[Records provided]:
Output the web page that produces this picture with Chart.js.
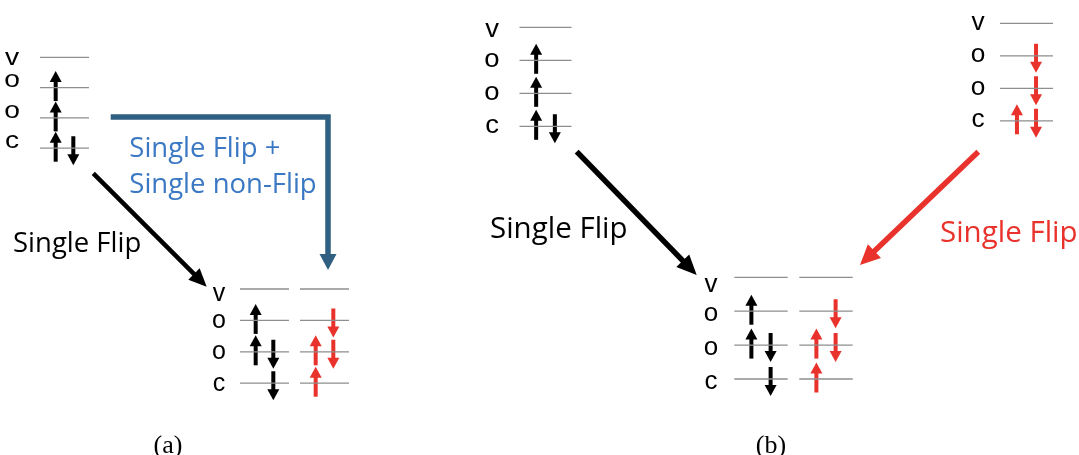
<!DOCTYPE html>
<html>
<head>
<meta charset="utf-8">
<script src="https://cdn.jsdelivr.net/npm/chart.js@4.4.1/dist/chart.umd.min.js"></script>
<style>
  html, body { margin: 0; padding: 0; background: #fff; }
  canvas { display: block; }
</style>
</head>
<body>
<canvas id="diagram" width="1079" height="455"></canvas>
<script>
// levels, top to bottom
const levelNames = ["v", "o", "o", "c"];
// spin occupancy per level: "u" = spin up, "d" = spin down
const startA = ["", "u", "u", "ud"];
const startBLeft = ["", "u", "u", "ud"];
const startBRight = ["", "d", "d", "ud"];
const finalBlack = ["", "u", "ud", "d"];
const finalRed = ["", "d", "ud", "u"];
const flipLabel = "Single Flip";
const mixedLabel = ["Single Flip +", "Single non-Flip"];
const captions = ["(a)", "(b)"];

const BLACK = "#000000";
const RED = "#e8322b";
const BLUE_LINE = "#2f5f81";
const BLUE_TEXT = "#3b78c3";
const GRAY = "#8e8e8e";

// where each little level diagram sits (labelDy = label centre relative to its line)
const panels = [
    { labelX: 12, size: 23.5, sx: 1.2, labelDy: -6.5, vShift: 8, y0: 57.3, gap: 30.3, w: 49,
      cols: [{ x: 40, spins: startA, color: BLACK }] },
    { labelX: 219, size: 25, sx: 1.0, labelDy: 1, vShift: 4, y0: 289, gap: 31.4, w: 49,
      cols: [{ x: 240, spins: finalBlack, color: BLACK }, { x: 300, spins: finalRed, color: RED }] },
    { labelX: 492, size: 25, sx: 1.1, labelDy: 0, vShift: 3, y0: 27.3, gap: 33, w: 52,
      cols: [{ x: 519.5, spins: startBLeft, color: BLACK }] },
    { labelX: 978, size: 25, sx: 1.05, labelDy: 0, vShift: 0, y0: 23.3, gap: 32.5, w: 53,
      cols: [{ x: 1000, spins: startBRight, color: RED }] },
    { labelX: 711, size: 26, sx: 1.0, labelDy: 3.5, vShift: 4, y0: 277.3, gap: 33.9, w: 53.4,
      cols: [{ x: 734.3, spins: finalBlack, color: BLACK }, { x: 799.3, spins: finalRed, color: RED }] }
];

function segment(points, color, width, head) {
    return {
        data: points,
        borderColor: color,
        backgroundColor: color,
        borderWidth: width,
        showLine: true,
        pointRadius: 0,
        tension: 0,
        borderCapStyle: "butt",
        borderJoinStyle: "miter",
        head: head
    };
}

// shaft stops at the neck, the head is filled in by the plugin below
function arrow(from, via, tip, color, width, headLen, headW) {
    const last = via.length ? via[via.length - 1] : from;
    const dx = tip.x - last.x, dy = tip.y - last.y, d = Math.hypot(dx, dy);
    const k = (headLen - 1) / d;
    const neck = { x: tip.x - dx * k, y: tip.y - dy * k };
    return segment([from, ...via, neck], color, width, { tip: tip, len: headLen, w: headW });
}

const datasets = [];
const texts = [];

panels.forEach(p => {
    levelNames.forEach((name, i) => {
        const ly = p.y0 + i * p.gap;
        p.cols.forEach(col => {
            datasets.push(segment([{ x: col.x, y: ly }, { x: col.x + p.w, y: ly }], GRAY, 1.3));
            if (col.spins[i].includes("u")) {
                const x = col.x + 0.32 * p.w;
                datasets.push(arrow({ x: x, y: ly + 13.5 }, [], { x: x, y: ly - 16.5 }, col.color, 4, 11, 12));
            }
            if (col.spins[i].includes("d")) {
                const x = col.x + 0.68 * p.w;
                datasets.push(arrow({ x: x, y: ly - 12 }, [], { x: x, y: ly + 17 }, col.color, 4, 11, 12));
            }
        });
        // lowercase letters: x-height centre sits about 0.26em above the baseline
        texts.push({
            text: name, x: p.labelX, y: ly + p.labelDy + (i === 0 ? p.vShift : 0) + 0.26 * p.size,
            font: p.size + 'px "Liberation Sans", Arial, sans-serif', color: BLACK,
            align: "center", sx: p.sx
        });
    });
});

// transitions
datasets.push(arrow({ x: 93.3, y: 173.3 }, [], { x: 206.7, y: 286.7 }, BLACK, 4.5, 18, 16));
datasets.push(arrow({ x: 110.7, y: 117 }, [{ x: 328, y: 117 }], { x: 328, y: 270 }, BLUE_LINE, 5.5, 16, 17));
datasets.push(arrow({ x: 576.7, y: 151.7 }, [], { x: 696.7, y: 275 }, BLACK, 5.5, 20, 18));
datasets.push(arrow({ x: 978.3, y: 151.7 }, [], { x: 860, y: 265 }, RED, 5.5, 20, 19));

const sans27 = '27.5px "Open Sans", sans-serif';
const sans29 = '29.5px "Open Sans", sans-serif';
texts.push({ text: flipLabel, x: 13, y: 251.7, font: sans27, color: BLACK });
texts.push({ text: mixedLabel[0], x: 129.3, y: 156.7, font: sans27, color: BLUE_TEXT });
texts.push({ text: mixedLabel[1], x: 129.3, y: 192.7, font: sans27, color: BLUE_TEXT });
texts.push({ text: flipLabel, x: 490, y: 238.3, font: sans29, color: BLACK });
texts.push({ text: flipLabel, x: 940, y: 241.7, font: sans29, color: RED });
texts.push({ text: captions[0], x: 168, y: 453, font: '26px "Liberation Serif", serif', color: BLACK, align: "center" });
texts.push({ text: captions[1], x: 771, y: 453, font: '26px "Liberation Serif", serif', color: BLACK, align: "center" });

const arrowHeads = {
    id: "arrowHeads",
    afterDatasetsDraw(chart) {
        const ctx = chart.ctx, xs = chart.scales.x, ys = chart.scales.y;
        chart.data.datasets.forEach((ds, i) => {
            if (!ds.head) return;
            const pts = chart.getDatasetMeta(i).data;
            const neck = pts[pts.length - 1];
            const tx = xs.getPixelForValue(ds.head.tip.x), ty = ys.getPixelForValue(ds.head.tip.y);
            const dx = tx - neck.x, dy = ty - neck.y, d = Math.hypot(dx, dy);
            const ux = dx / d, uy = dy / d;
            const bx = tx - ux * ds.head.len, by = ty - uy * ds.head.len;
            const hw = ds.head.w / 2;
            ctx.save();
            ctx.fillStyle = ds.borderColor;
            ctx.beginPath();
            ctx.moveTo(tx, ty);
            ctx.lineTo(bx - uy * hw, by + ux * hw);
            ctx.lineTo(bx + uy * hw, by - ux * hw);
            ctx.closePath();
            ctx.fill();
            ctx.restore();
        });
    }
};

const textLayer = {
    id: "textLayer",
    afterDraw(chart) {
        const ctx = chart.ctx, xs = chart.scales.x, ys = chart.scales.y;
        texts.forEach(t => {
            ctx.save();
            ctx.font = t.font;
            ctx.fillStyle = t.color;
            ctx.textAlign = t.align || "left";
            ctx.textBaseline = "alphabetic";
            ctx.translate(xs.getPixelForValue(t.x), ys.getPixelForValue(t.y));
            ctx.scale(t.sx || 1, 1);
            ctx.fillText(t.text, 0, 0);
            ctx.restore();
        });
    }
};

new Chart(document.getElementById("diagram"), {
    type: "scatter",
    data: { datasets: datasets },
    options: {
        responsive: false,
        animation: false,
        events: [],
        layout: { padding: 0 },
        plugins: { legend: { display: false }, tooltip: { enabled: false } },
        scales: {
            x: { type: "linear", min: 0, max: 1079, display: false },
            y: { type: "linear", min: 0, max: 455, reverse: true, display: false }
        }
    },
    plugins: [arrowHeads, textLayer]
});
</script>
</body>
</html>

...

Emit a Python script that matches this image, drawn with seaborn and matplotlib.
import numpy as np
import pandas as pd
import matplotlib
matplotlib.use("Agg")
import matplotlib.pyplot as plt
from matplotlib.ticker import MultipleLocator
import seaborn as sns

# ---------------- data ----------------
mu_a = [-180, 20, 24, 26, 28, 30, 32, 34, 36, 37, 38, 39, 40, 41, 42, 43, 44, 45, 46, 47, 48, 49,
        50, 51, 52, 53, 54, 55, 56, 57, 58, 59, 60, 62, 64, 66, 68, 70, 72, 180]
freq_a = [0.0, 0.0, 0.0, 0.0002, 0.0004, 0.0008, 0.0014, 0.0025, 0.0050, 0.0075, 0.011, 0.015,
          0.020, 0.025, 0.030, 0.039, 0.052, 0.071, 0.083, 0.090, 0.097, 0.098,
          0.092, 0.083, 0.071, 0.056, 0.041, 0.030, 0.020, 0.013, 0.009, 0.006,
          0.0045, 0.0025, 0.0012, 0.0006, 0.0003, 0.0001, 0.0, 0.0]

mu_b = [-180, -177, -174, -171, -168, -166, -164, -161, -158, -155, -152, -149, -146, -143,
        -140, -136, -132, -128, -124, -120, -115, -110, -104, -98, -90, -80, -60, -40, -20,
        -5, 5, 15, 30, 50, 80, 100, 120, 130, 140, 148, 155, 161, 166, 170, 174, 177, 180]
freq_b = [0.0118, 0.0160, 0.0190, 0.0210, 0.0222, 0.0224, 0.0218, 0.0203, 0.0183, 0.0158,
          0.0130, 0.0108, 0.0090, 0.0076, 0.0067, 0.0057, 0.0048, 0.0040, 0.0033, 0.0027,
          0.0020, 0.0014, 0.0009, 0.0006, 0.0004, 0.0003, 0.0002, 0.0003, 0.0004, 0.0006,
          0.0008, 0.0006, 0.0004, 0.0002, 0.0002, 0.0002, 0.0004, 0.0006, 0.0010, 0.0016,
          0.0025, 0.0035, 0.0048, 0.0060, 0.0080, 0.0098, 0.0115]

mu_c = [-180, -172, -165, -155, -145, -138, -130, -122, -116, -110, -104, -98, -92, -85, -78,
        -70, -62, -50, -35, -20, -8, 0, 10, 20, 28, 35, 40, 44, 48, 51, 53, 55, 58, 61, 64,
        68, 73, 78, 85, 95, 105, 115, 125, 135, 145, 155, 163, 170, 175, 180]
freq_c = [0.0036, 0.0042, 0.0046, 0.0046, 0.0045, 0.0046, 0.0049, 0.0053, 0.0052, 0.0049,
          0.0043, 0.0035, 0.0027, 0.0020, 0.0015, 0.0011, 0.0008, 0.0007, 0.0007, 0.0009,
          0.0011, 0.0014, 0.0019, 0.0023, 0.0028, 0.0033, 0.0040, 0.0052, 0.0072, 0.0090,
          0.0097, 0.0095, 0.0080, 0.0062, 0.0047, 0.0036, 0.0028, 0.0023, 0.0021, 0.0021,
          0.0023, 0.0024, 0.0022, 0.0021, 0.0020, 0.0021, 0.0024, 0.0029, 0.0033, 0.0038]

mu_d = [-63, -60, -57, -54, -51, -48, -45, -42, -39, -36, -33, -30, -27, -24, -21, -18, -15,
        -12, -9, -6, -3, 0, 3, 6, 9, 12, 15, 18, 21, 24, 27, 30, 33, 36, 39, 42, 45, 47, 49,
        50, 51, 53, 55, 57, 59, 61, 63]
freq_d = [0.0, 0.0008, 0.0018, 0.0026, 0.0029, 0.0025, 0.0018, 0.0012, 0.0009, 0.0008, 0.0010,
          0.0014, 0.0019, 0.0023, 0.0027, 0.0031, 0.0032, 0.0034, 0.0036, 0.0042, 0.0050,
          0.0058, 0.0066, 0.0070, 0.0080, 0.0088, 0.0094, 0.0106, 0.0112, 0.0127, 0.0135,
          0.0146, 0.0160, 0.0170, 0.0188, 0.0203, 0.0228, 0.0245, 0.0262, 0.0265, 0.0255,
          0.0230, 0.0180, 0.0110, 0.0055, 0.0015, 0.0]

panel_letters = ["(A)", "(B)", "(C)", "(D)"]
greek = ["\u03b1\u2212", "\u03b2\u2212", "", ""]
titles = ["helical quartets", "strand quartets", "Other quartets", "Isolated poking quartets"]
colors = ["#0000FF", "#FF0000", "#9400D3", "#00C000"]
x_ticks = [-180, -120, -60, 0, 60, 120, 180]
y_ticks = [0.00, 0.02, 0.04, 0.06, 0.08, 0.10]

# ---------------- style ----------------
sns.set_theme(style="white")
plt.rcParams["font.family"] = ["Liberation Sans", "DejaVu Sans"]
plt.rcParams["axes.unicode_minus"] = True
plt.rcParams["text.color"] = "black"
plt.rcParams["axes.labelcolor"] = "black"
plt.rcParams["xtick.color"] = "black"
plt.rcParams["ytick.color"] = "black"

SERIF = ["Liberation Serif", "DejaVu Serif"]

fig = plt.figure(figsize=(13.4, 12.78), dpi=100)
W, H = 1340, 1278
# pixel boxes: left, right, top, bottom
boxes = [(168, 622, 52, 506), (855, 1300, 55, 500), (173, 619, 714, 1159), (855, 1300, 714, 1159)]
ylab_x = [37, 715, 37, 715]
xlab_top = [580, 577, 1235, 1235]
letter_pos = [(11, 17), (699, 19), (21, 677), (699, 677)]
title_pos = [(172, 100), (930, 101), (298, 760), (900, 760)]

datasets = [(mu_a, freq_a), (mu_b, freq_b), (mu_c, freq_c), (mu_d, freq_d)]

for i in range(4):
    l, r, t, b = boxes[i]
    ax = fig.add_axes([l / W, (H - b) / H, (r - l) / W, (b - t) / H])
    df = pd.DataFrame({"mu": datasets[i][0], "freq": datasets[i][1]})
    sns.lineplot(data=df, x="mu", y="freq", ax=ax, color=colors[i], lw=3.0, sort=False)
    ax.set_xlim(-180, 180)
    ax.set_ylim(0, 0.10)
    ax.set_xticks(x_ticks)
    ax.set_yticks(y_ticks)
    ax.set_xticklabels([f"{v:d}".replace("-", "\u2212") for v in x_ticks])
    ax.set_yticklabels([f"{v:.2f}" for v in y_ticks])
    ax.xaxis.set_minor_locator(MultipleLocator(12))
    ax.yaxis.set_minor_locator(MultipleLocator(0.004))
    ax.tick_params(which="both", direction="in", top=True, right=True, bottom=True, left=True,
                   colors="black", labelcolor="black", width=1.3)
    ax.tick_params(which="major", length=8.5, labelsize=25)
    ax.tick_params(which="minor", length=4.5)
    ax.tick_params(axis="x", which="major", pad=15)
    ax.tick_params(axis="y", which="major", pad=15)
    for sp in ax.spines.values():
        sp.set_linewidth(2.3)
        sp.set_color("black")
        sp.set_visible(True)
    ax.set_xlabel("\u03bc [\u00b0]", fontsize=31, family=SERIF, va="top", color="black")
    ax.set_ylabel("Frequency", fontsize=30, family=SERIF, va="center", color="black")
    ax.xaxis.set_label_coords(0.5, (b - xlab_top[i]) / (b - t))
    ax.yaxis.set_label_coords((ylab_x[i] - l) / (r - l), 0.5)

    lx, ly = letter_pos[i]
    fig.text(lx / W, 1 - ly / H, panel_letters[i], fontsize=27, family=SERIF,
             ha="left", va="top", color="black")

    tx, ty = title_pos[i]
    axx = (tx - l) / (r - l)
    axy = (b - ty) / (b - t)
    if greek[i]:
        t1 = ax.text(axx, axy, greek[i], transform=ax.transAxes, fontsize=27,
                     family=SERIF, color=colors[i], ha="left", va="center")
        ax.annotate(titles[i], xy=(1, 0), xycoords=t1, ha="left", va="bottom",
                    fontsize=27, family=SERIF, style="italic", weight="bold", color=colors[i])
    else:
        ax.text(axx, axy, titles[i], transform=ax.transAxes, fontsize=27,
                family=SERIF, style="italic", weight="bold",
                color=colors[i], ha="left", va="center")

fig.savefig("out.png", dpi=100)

---

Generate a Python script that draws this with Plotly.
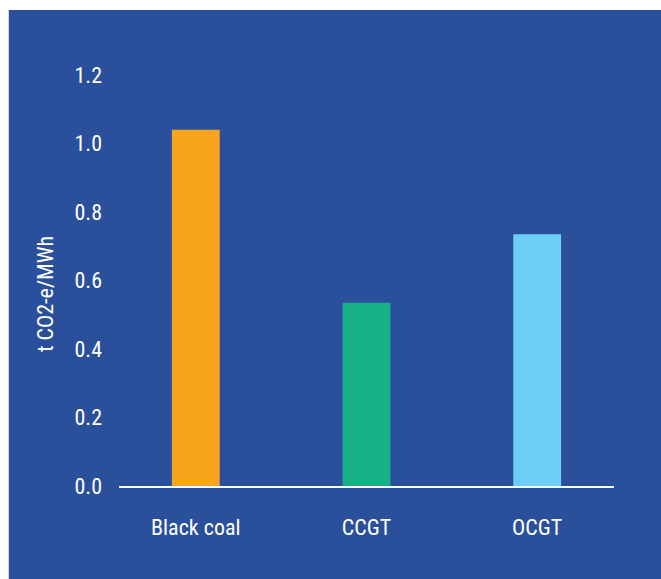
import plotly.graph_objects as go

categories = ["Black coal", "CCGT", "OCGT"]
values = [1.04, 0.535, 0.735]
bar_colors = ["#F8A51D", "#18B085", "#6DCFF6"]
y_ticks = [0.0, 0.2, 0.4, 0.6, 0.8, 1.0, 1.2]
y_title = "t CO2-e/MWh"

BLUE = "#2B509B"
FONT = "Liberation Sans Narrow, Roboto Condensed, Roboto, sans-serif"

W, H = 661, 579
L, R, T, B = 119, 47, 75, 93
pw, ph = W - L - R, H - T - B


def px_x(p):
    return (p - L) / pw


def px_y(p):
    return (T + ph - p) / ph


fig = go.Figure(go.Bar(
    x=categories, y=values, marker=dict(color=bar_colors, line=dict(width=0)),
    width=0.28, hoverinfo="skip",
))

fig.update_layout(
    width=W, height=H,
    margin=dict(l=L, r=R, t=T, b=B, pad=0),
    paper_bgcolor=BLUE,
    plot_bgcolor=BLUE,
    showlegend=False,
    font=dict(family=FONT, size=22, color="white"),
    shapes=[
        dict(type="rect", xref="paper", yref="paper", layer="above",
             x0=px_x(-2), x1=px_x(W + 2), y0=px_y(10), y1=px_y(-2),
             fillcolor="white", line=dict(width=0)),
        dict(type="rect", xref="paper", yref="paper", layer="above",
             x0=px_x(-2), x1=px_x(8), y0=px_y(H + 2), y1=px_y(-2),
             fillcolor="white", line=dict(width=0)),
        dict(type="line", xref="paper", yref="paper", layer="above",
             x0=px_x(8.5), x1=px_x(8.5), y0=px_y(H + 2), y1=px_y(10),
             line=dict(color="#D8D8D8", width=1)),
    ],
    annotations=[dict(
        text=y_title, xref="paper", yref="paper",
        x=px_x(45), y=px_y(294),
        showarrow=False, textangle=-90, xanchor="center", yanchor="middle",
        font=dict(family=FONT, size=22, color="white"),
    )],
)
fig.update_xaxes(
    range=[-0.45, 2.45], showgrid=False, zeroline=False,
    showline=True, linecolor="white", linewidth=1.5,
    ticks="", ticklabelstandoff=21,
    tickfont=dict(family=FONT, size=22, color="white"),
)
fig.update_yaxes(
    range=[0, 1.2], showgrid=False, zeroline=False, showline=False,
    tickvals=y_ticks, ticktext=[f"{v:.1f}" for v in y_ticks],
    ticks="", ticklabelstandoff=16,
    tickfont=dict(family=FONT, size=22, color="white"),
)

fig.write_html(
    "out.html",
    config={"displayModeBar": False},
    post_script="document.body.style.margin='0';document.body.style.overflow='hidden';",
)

[Work to complete]: Start at the line with "Generate a Python", stop at the line with "return (T + ph - p) / ph", both lines included, and repeat that span exactly without its pictures.

[Solution to this task]:
Generate a Python script that draws this with Plotly.
import plotly.graph_objects as go

categories = ["Black coal", "CCGT", "OCGT"]
values = [1.04, 0.535, 0.735]
bar_colors = ["#F8A51D", "#18B085", "#6DCFF6"]
y_ticks = [0.0, 0.2, 0.4, 0.6, 0.8, 1.0, 1.2]
y_title = "t CO2-e/MWh"

BLUE = "#2B509B"
FONT = "Liberation Sans Narrow, Roboto Condensed, Roboto, sans-serif"

W, H = 661, 579
L, R, T, B = 119, 47, 75, 93
pw, ph = W - L - R, H - T - B


def px_x(p):
    return (p - L) / pw


def px_y(p):
    return (T + ph - p) / ph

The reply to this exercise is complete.